Gillespie pointed to the East Coast infrastructure boom as a major driver of truck sales and with so many big projects in the pipeline, either approved or being scoped, he doesn’t believe demand will diminish anytime soon.

“There are a lot of good factors at the moment, the economy is going along quite nicely, interest rates remain at an all time low and businesses are clearly stimulated to invest in and look to capital equipment such as trucks,” said Gillespie

Gillespie also said that  more new models are on the way including a new version of its flagship 700  series heavy duty prime mover which  should hit Australian shores in 2020.

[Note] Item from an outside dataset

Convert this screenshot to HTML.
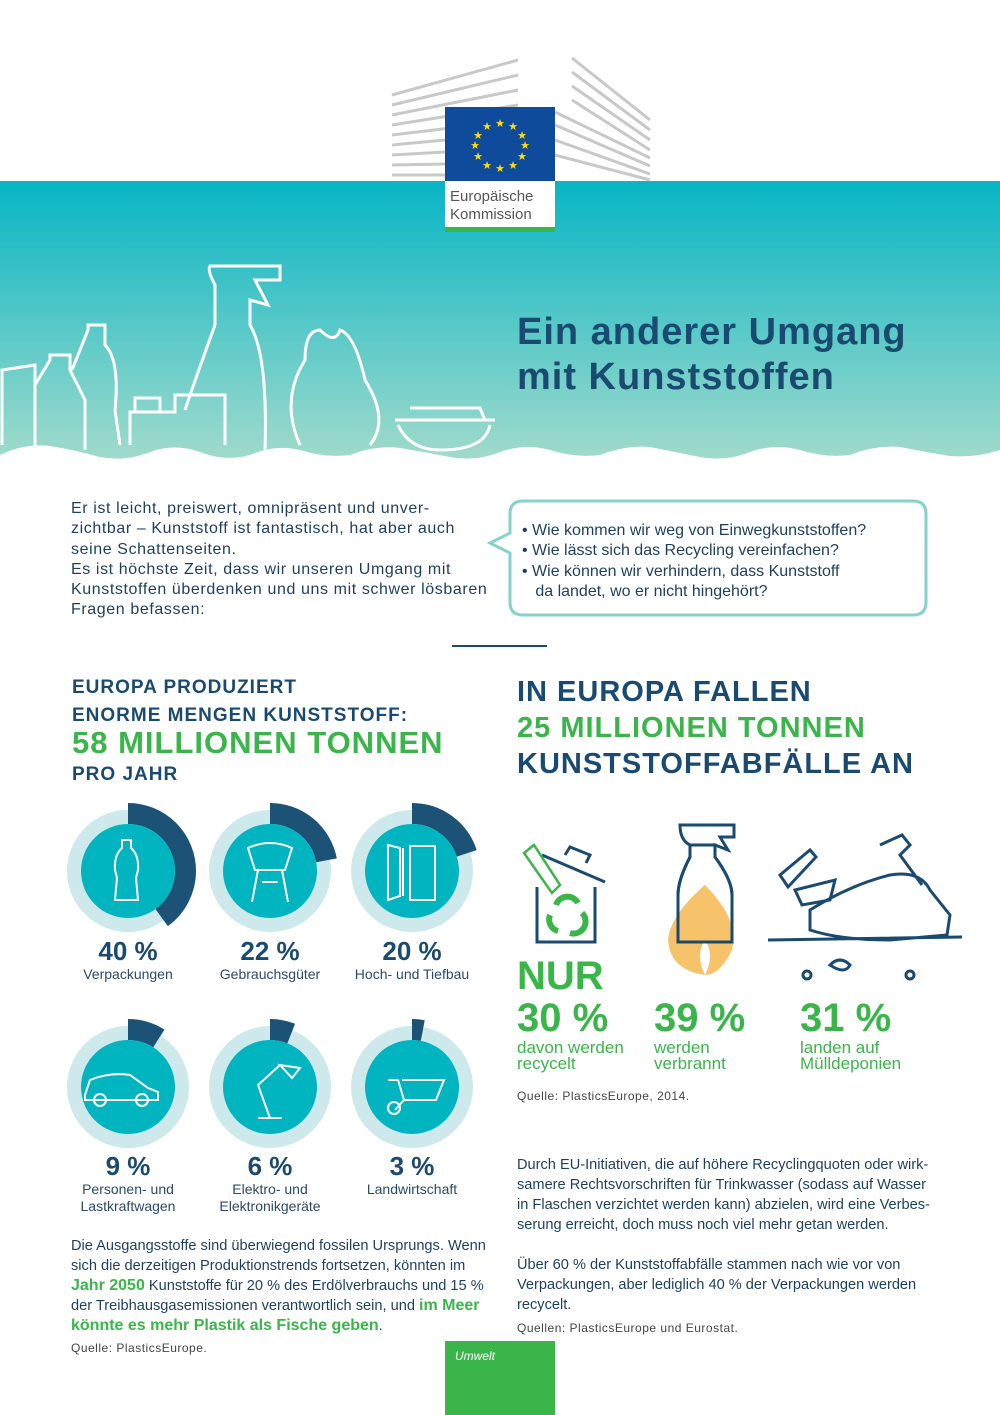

‘The new 500 models and the planned new 700 series will help the company sell a planned 6000 trucks in 2019, so long as supply can be maintained from its parent company in Japan and truck body builder delays don’t stymie the plans.

“We have forecast 6000 in 2020 as well,” said Gillespie, who was reticent to be too precise about exact numbers given all the variables that can come into play between now and then.

“Fact is Hino is in pretty good shape look ahead to for next couple of years and we reckon it will be , pretty successful for Hino,” he concluded.